Mittlerweile hat der Kanton das Gebiet, indem der Landwirtschaftsbetrieb steht, zur roten Zone erklärt. Die Gebäude müssen abgebrochen und der Betrieb an einem neuen Standort aufgebaut werden. Trotz dieser Hürden gibt Mattei die Hoffnung nicht auf. «Es wird sicher hart für uns, wenn die Gebäude abgerissen werden. Aber wir glauben daran, dass wir an einem anderen Ort neu beginnen können.»

Experten fordern Umdenken

Die Zunahme von schweren Unwettern wie diesen Sommer im Maggiatal, im Misox, in Saas-Grund oder Brienz sind aus Sicht der Experten eine Folge des Klimawandels.

David Bresch, ETH-Professor für Wetter- und Klimarisiken, fordert, dass Bund und Kantone vorausschauender handeln müssten. «Der Klimawandel wird bei der Erstellung von Gefahrenkarten noch zu wenig berücksichtigt. Extremniederschläge nehmen zu, Frequenz und Intensität, das sollte man berücksichtigen, wenn man die Gefahrenkarten überarbeitet».

Luftbild von einem Dorf in den Bergen mit Geröllfeld.
Legende: Aufräumarbeiten in Piano di Peccia (Valle Lavizzara) im oberen Maggiatal (16.9.2024). Schwere Unwetter und sintflutartige Regenfälle hatten im August im Tessin fünf Menschenleben gefordert sowie Strassen und Häuser zerstört. KEYSTONE/Ti-Press/Samuel Golay

Beim Bundesamt für Umwelt Bafu will man diese Kritik so nicht auf sich sitzen lassen.

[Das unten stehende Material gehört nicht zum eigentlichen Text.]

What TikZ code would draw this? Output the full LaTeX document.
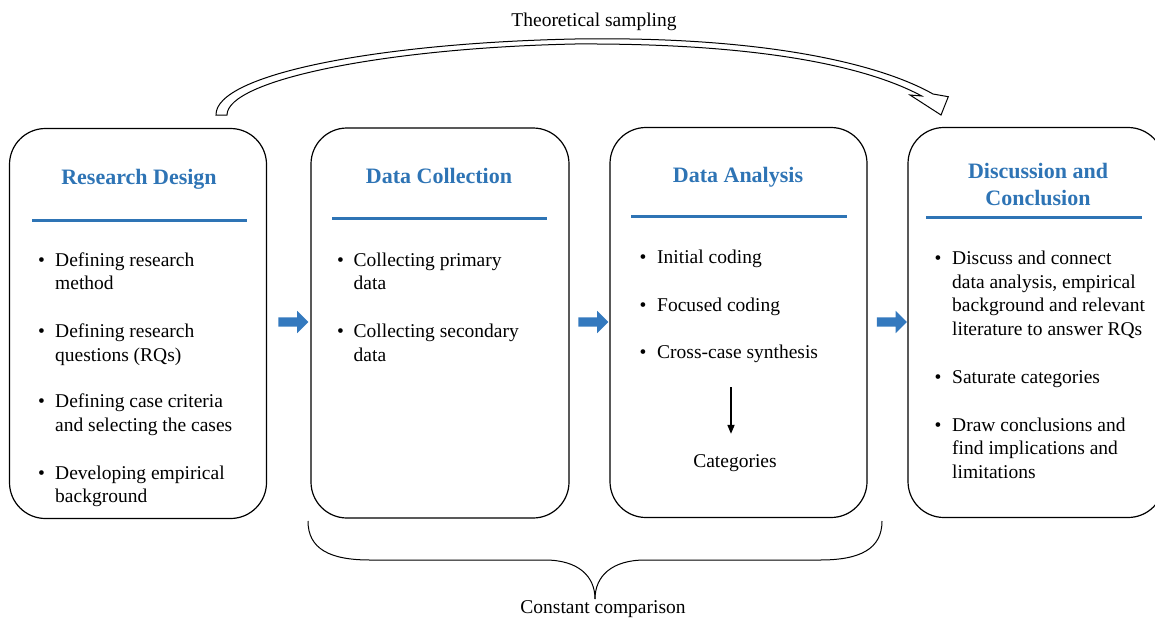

Es würde in Sachen Gefahrenprävention schon viel unternommen.

Gemäss Bafu-Vizedirektor Paul Steffen werde der Klimawandel in Strategiepapieren und Massnahmeplänen bereits berücksichtigt. Die Kantone seien nun an der Umsetzung, einige seien schon weiter als andere. «Es ist eine Herausforderung für uns alle, den Klimawandel und was die Zukunft bringen wird, entsprechend zu berücksichtigen und in der Praxis umzusetzen», so Steffen.

Bergkantone an vorderster Front

Bei Dallenwil wütete 2005 ein Unwetter und überschwemmte ein Industriegebiet. Jahrzehntelang hat der Kanton Nidwalden hier in einem zähen politischen Ringen ein Schutzprojekt geplant. Dieses Jahr soll der Baustart erfolgen. Für über 50 Millionen Franken soll ein riesiger Geschiebesammler entstehen.

Um genügend Platz zu schaffen, musste der Kanton einen Bauernbetrieb umsiedeln. Die Bauernfamilie wohnt nun einige Kilometer entfernt in Buochs. Die Umsiedlung war für sie nicht einfach, wie Landwirt Armin Niederberger erzählt: «Von Anfang an war es ziemlich klar, dass wir entweder mitmachen oder sonst enteignet werden.»

Neue rote Zone im Maggiatal bereits beschlossen

Giorgia Mattei und ihr Bruder Ivan müssen ihren Hof in Piano di Peccia ebenfalls aufgeben. Aber das Wohnhaus, welches 500 Meter weiter oben am Hang liegt, kann stehen bleiben. Möglich ist das nur, weil derzeit ein grosser Schutzdamm oberhalb des Dorfs gebaut wird. In zwei Monaten können die Matteis zurück in ihre Wohnung. Für Ivan Mattei ein wichtiger Schritt: «Der Kanton gibt uns die Chance, im Tal zu bleiben.»

Noch ist offen, an welchem Ort die Matteis ihren Betrieb wieder aufbauen können. Sichere Orte ausserhalb der roten Zonen werden immer rarer an solch exponierten Lagen wie im Maggiatal mit seinen steilen Berghängen.